YOUR GOAL:
Find the lines holding the string "this" in the data, then copy all of them.

※

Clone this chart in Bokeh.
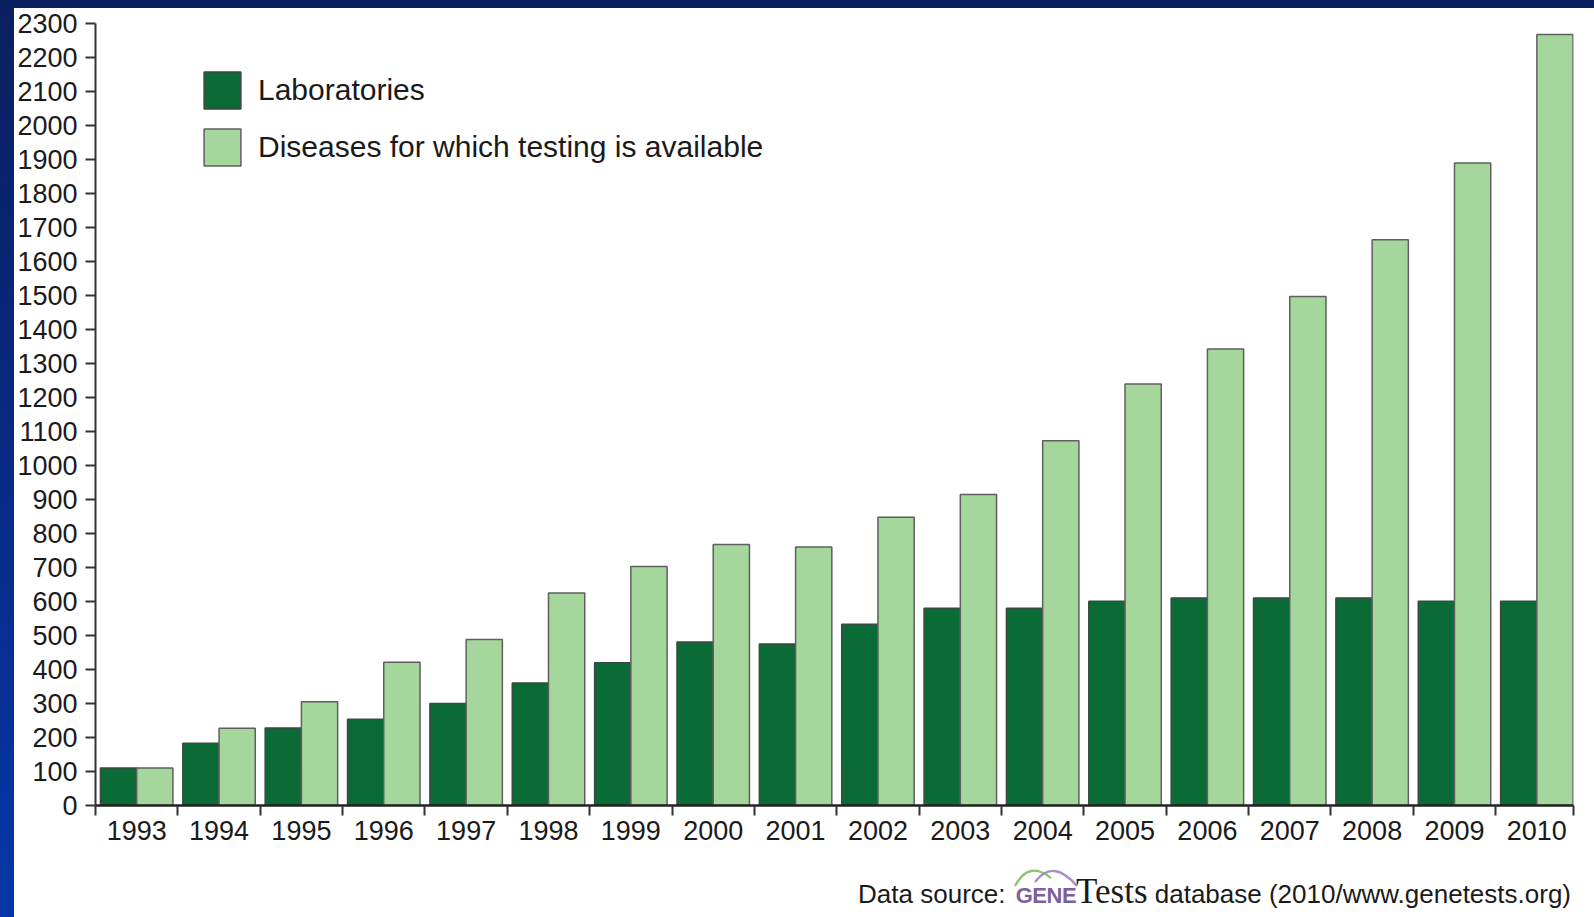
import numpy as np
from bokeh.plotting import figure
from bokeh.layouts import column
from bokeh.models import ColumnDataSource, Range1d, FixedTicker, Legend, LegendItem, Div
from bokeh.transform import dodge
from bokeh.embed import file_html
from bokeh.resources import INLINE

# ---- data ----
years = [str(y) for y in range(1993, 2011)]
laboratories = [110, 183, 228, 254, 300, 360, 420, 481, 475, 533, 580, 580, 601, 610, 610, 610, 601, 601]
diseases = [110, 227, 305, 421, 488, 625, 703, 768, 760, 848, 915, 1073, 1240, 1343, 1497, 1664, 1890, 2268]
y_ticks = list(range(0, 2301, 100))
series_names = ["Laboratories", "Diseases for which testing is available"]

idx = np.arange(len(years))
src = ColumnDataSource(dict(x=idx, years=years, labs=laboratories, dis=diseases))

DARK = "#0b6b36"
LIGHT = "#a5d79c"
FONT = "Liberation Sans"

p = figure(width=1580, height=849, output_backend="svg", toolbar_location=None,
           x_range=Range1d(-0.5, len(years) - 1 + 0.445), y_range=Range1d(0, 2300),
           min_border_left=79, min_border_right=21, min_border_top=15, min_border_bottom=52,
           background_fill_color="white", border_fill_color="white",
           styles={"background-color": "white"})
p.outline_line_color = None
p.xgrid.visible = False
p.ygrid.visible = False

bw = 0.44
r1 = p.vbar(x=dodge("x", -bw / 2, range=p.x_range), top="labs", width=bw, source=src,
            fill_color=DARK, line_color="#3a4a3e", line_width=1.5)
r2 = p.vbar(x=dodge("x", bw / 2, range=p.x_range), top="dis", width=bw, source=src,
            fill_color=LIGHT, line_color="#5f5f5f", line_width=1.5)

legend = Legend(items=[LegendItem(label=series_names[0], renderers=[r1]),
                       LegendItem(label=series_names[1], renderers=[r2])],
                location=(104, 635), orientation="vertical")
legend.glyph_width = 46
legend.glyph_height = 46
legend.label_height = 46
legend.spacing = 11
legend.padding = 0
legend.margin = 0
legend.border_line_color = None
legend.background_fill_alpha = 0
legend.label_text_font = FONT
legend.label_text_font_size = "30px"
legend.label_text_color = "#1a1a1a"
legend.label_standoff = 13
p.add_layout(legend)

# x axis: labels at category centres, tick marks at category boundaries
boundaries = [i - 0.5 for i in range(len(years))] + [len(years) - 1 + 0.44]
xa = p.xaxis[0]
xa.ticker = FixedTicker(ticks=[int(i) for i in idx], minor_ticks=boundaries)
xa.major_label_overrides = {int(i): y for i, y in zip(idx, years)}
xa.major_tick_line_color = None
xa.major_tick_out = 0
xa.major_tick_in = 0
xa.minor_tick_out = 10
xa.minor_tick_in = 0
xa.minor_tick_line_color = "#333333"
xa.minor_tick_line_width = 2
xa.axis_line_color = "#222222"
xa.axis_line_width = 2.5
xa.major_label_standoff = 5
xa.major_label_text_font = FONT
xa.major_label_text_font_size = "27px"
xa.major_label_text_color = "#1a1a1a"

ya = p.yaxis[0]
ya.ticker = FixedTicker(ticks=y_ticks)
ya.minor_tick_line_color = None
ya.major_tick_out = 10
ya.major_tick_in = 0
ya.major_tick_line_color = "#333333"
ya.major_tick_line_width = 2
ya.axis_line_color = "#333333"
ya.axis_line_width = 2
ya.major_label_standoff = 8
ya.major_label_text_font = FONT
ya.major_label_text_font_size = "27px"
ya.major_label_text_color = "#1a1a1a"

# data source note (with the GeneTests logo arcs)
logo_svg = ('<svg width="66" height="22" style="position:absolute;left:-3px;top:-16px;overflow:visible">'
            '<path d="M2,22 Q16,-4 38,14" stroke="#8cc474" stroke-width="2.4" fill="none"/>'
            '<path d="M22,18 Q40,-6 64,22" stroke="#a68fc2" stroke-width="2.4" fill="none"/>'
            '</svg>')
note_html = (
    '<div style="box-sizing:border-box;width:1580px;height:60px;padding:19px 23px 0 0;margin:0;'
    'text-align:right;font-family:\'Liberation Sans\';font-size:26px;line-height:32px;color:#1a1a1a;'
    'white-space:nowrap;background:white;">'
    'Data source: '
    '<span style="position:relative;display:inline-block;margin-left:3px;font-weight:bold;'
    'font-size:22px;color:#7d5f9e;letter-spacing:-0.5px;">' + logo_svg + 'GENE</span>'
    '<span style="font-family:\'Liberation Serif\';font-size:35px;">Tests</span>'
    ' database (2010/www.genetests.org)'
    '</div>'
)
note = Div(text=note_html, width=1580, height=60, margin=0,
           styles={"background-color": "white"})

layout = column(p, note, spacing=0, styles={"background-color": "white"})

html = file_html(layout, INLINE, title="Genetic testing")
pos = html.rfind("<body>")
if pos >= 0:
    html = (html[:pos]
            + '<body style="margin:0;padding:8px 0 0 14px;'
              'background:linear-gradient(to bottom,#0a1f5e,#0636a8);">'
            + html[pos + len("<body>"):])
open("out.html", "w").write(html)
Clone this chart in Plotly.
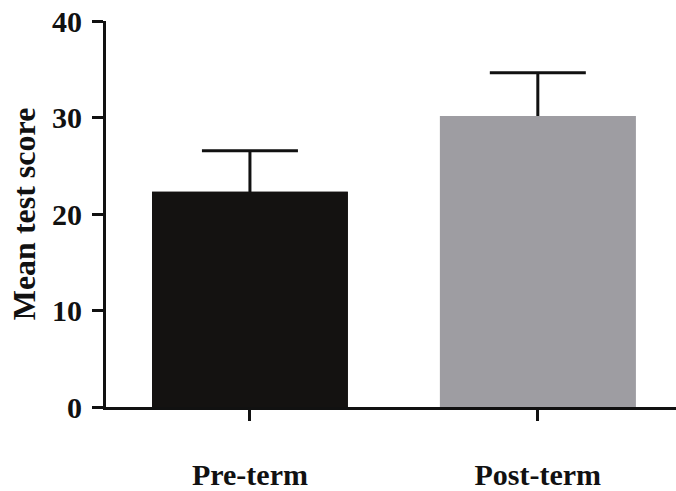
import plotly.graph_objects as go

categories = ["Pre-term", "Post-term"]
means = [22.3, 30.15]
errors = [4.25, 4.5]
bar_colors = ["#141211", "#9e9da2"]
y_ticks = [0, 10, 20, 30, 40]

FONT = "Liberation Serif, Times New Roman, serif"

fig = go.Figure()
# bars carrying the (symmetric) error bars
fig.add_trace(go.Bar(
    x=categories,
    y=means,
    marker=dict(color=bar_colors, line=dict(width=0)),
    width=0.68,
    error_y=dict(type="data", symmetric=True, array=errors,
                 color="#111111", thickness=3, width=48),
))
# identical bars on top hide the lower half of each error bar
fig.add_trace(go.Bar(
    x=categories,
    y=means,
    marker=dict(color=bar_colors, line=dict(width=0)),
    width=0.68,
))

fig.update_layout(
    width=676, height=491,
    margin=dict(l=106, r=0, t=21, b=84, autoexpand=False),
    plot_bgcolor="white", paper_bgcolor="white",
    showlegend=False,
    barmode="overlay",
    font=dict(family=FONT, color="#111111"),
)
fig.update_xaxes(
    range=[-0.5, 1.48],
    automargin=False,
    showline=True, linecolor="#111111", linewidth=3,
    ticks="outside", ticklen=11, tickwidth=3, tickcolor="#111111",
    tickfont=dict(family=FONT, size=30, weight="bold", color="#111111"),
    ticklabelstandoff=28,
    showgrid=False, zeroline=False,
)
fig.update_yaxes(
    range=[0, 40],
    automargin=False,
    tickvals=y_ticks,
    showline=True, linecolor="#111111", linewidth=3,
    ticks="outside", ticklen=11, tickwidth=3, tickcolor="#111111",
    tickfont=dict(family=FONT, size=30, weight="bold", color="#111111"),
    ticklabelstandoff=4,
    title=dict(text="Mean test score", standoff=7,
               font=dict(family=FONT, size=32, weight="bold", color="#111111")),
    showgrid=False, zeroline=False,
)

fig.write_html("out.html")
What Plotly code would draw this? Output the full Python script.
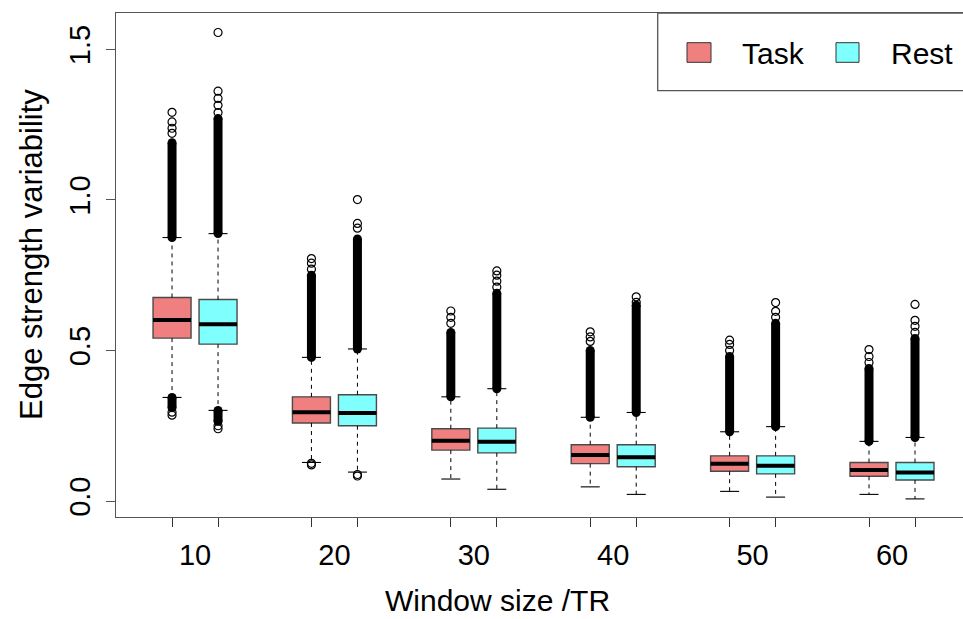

※

WRITTEN ANSWER:
Clone this chart in Bokeh.
Clone this chart in Plotly.
What Plotly code would draw this? Output the full Python script.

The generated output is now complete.